GIVEN TASK – Write out the material again word for word, dropping any images it holds.

SOURCE MATERIAL –
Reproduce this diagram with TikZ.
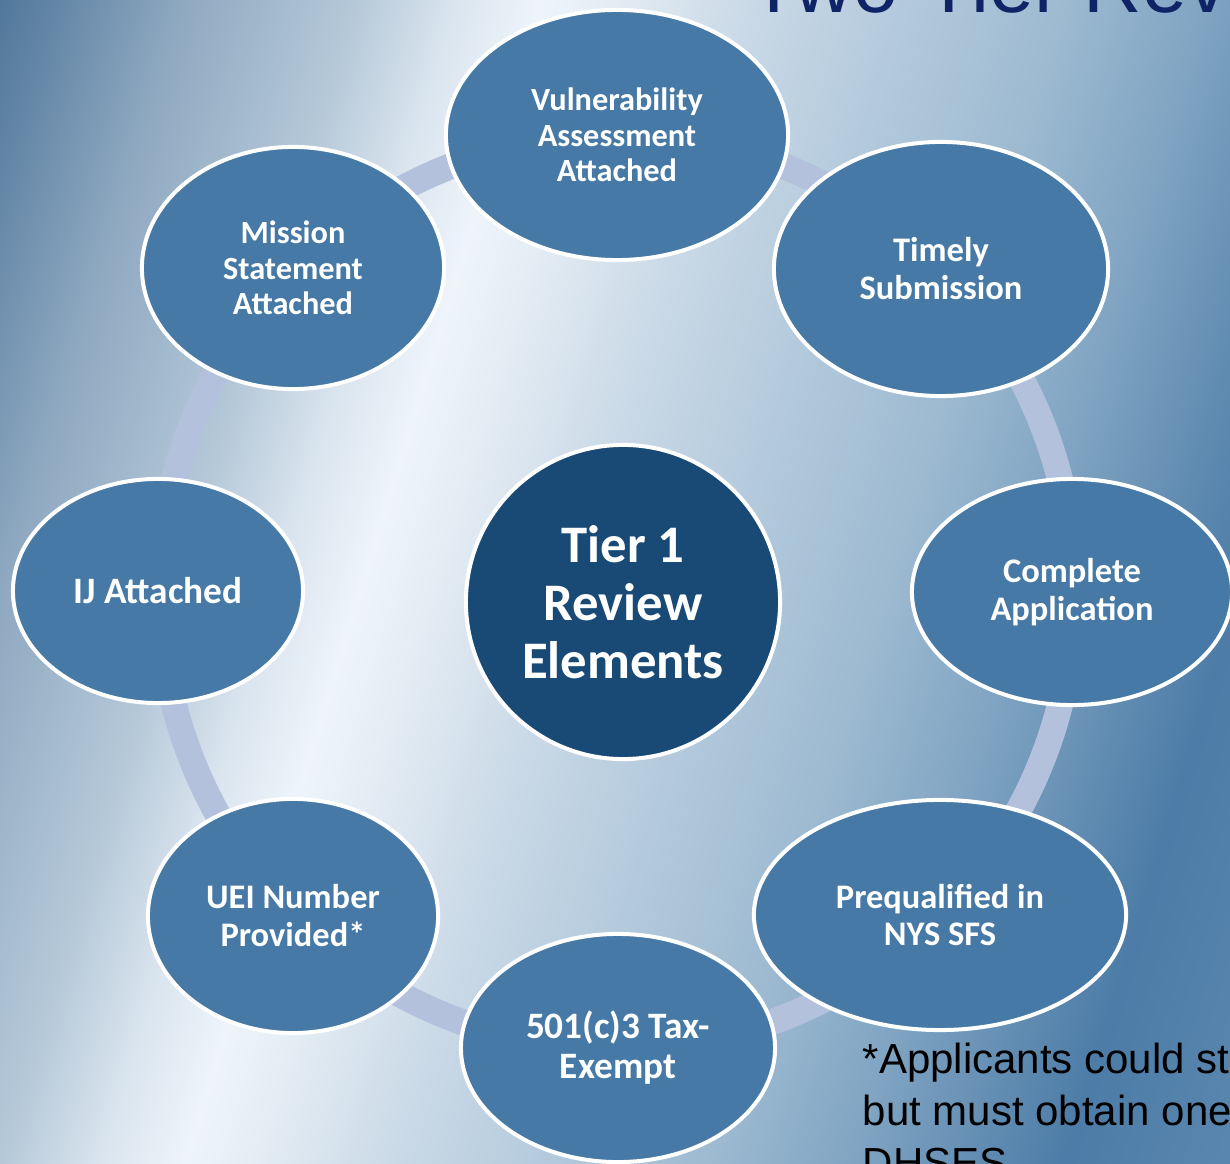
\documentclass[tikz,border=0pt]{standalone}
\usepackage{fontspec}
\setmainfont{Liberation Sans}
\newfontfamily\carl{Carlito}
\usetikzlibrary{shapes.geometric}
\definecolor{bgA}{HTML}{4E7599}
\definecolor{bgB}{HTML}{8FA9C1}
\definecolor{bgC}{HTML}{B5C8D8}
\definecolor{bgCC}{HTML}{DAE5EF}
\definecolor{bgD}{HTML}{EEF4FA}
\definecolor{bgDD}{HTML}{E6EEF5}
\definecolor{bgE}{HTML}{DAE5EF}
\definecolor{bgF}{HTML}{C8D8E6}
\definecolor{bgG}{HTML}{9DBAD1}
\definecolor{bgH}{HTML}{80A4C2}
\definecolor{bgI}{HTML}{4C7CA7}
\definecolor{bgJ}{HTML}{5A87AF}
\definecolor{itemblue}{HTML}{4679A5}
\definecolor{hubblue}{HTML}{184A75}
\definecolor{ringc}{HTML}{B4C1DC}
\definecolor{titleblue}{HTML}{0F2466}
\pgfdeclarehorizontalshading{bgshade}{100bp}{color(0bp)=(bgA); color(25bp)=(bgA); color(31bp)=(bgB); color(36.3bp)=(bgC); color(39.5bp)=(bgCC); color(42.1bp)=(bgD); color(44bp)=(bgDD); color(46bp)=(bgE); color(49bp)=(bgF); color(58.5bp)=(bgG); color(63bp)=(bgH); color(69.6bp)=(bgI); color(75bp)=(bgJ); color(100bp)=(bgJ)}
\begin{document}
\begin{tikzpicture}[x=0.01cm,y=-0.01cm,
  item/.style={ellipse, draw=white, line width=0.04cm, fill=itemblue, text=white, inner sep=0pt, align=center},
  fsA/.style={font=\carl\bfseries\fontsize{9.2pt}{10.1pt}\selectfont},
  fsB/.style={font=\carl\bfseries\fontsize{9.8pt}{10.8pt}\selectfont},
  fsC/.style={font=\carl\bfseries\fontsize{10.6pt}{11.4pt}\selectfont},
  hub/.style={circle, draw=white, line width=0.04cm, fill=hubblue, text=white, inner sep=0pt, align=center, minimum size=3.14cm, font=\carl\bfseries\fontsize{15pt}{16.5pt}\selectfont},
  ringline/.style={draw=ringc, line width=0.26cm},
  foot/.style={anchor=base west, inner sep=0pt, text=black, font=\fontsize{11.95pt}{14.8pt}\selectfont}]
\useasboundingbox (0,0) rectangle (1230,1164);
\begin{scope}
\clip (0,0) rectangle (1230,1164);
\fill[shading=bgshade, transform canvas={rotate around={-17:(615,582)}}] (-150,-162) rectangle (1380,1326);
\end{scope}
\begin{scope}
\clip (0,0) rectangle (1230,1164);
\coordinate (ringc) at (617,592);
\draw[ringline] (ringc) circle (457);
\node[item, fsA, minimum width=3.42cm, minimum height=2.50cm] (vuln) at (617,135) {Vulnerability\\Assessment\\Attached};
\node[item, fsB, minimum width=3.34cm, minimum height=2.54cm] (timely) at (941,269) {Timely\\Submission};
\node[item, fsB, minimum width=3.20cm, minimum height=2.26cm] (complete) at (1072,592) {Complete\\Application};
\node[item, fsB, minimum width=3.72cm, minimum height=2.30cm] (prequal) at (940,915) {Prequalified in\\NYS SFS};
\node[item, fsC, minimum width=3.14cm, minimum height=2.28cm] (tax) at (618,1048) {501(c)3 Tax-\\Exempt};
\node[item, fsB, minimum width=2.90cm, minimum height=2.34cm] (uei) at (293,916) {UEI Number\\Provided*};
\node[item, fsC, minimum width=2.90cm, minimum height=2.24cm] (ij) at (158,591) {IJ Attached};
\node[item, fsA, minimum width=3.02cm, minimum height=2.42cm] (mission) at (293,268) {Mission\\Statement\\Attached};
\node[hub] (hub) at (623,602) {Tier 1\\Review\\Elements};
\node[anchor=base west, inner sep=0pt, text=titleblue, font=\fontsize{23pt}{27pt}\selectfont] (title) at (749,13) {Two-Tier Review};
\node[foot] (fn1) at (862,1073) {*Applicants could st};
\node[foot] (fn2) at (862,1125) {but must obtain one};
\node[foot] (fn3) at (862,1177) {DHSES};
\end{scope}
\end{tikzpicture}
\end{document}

PROBLEM SOLUTION –
Reproduce this diagram with TikZ.
\documentclass[tikz,border=0pt]{standalone}
\usepackage{fontspec}
\setmainfont{Liberation Sans}
\newfontfamily\carl{Carlito}
\usetikzlibrary{shapes.geometric}
\definecolor{bgA}{HTML}{4E7599}
\definecolor{bgB}{HTML}{8FA9C1}
\definecolor{bgC}{HTML}{B5C8D8}
\definecolor{bgCC}{HTML}{DAE5EF}
\definecolor{bgD}{HTML}{EEF4FA}
\definecolor{bgDD}{HTML}{E6EEF5}
\definecolor{bgE}{HTML}{DAE5EF}
\definecolor{bgF}{HTML}{C8D8E6}
\definecolor{bgG}{HTML}{9DBAD1}
\definecolor{bgH}{HTML}{80A4C2}
\definecolor{bgI}{HTML}{4C7CA7}
\definecolor{bgJ}{HTML}{5A87AF}
\definecolor{itemblue}{HTML}{4679A5}
\definecolor{hubblue}{HTML}{184A75}
\definecolor{ringc}{HTML}{B4C1DC}
\definecolor{titleblue}{HTML}{0F2466}
\pgfdeclarehorizontalshading{bgshade}{100bp}{color(0bp)=(bgA); color(25bp)=(bgA); color(31bp)=(bgB); color(36.3bp)=(bgC); color(39.5bp)=(bgCC); color(42.1bp)=(bgD); color(44bp)=(bgDD); color(46bp)=(bgE); color(49bp)=(bgF); color(58.5bp)=(bgG); color(63bp)=(bgH); color(69.6bp)=(bgI); color(75bp)=(bgJ); color(100bp)=(bgJ)}
\begin{document}
\begin{tikzpicture}[x=0.01cm,y=-0.01cm,
  item/.style={ellipse, draw=white, line width=0.04cm, fill=itemblue, text=white, inner sep=0pt, align=center},
  fsA/.style={font=\carl\bfseries\fontsize{9.2pt}{10.1pt}\selectfont},
  fsB/.style={font=\carl\bfseries\fontsize{9.8pt}{10.8pt}\selectfont},
  fsC/.style={font=\carl\bfseries\fontsize{10.6pt}{11.4pt}\selectfont},
  hub/.style={circle, draw=white, line width=0.04cm, fill=hubblue, text=white, inner sep=0pt, align=center, minimum size=3.14cm, font=\carl\bfseries\fontsize{15pt}{16.5pt}\selectfont},
  ringline/.style={draw=ringc, line width=0.26cm},
  foot/.style={anchor=base west, inner sep=0pt, text=black, font=\fontsize{11.95pt}{14.8pt}\selectfont}]
\useasboundingbox (0,0) rectangle (1230,1164);
\begin{scope}
\clip (0,0) rectangle (1230,1164);
\fill[shading=bgshade, transform canvas={rotate around={-17:(615,582)}}] (-150,-162) rectangle (1380,1326);
\end{scope}
\begin{scope}
\clip (0,0) rectangle (1230,1164);
\coordinate (ringc) at (617,592);
\draw[ringline] (ringc) circle (457);
\node[item, fsA, minimum width=3.42cm, minimum height=2.50cm] (vuln) at (617,135) {Vulnerability\\Assessment\\Attached};
\node[item, fsB, minimum width=3.34cm, minimum height=2.54cm] (timely) at (941,269) {Timely\\Submission};
\node[item, fsB, minimum width=3.20cm, minimum height=2.26cm] (complete) at (1072,592) {Complete\\Application};
\node[item, fsB, minimum width=3.72cm, minimum height=2.30cm] (prequal) at (940,915) {Prequalified in\\NYS SFS};
\node[item, fsC, minimum width=3.14cm, minimum height=2.28cm] (tax) at (618,1048) {501(c)3 Tax-\\Exempt};
\node[item, fsB, minimum width=2.90cm, minimum height=2.34cm] (uei) at (293,916) {UEI Number\\Provided*};
\node[item, fsC, minimum width=2.90cm, minimum height=2.24cm] (ij) at (158,591) {IJ Attached};
\node[item, fsA, minimum width=3.02cm, minimum height=2.42cm] (mission) at (293,268) {Mission\\Statement\\Attached};
\node[hub] (hub) at (623,602) {Tier 1\\Review\\Elements};
\node[anchor=base west, inner sep=0pt, text=titleblue, font=\fontsize{23pt}{27pt}\selectfont] (title) at (749,13) {Two-Tier Review};
\node[foot] (fn1) at (862,1073) {*Applicants could st};
\node[foot] (fn2) at (862,1125) {but must obtain one};
\node[foot] (fn3) at (862,1177) {DHSES};
\end{scope}
\end{tikzpicture}
\end{document}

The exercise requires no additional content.